“A Grand Night for Singing” had a simple concept. The musical revue showcased both famous and lesser-known works of theater legends Richard Rodgers and Oscar Hammerstein II, whose works include “The King and I,” “The Sound of Music” and “Oklahoma!” The revue lacked a unifying central story, but director and local theater veteran Cindy Goldfield saw this as an opportunity rather than an obstacle; each song opened up a door into a new relatable world, scenario or experience, and excellent choreography by Goldfield effortlessly sparked imagination and joy.
42nd Street Moon’s production of “A Grand Night for Singing” took place on a beautiful but simple set. Streams of chiffon and string lights were draped from the ceiling, hanging above a set consisting of little more than a few chairs on each side of the stage. Near the back of the set, two hanging screens projected a series of complementary photographs for each song — the keystone of Goldfield’s creative genius.
Alison Ewing, Edu González, Jacqueline De Muro, Jasmine Cook, Joel Chapman and Keith Pinto traversed the stage in elegant and varied ensembles of gray; like the modest set, the actors were blank slates for storytelling. With distinctive, powerful voices and radiant personalities, the cast was perfectly suited for “A Grand Night for Singing” — each actor played several roles in the musical’s many vignettes, but more prevalent throughout was each performer’s individuality.

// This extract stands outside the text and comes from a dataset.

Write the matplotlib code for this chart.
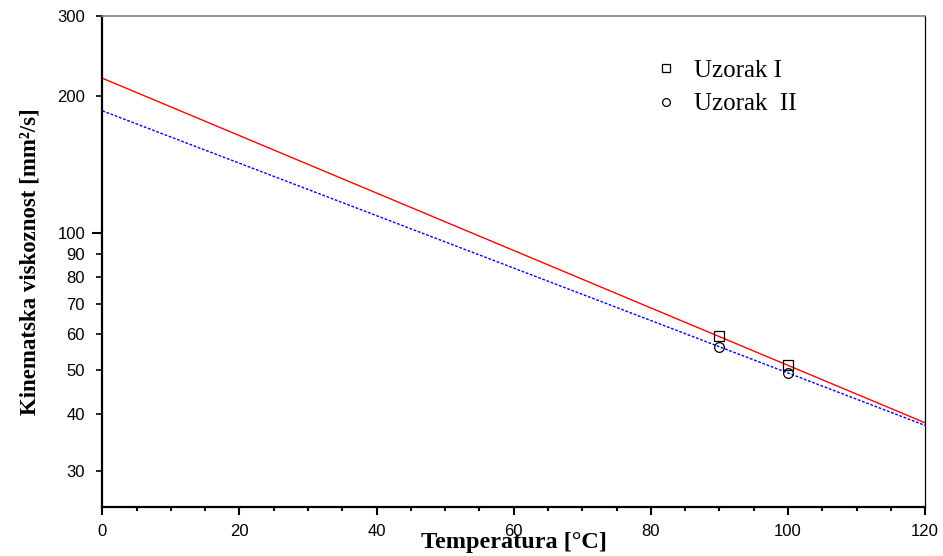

Unlike many other theater productions, “A Grand Night for Singing” didn’t want audiences to forget that they were witnessing six performers putting on a show, and this decision to keep the actors from fading into the musical’s world created a very intimate, cohesive feel. The stories told were transportative, but the audience never forgot about the performers behind each character. Viewers were encouraged to witness, as well as share in, the actors’ excitement to be onstage, making for a unique theater-going experience.
Several numbers see all six actors performing together, while others utilize a smaller subset of the cast. Notably, the actors stayed onstage for all numbers, sitting on either side of the stage and becoming both a performer and an audience member when awaiting their turn. This allowed a state of mutual admiration onstage to naturally emerge — at every moment of the production, audience members could tell that the cast took pride in their work.
Particularly outstanding numbers included high-energy “Kansas City” (“Oklahoma!”), sassy “I’m Gonna Wash That Man Right Outa My Hair” (“South Pacific”) and a playful interpretation of “Shall We Dance?” (“The King and I”). Goldfield cleverly used both choreography and thoughtful accompanying images to offer new and modern twists on these songs, making decades-old lyrics just as relevant and relatable today. For example, timeless tunes about romance are reimagined in the context of 21st-century online dating, depicting relationships in a refreshing and incredibly inclusive way.
In an interview with The Daily Californian, Goldfield explained that her inspiration for pairing each number with images came to her when flipping through a photo album. On stage, the two screens transformed into some of her greatest and most versatile tools; the images not only made the songs more timely, but also helped audiences visually engage with each number.
Using a nearly limitless visual element to complement the musical’s simplicity was a brilliant decision; the audience could see themselves included in the meanings behind each song, or were reminded of flipping through an album of their own memories. The photographs in “A Grand Night for Singing” expanded the show’s scope to represent experiences in the world beyond the walls of the Gateway Theater.
Conceived by an ambitious, inspired creative team and brought to fruition by talent onstage and off, 42nd Street Moon’s “A Grand Night for Singing” lived up to its name by presenting delightfully immersive amusement.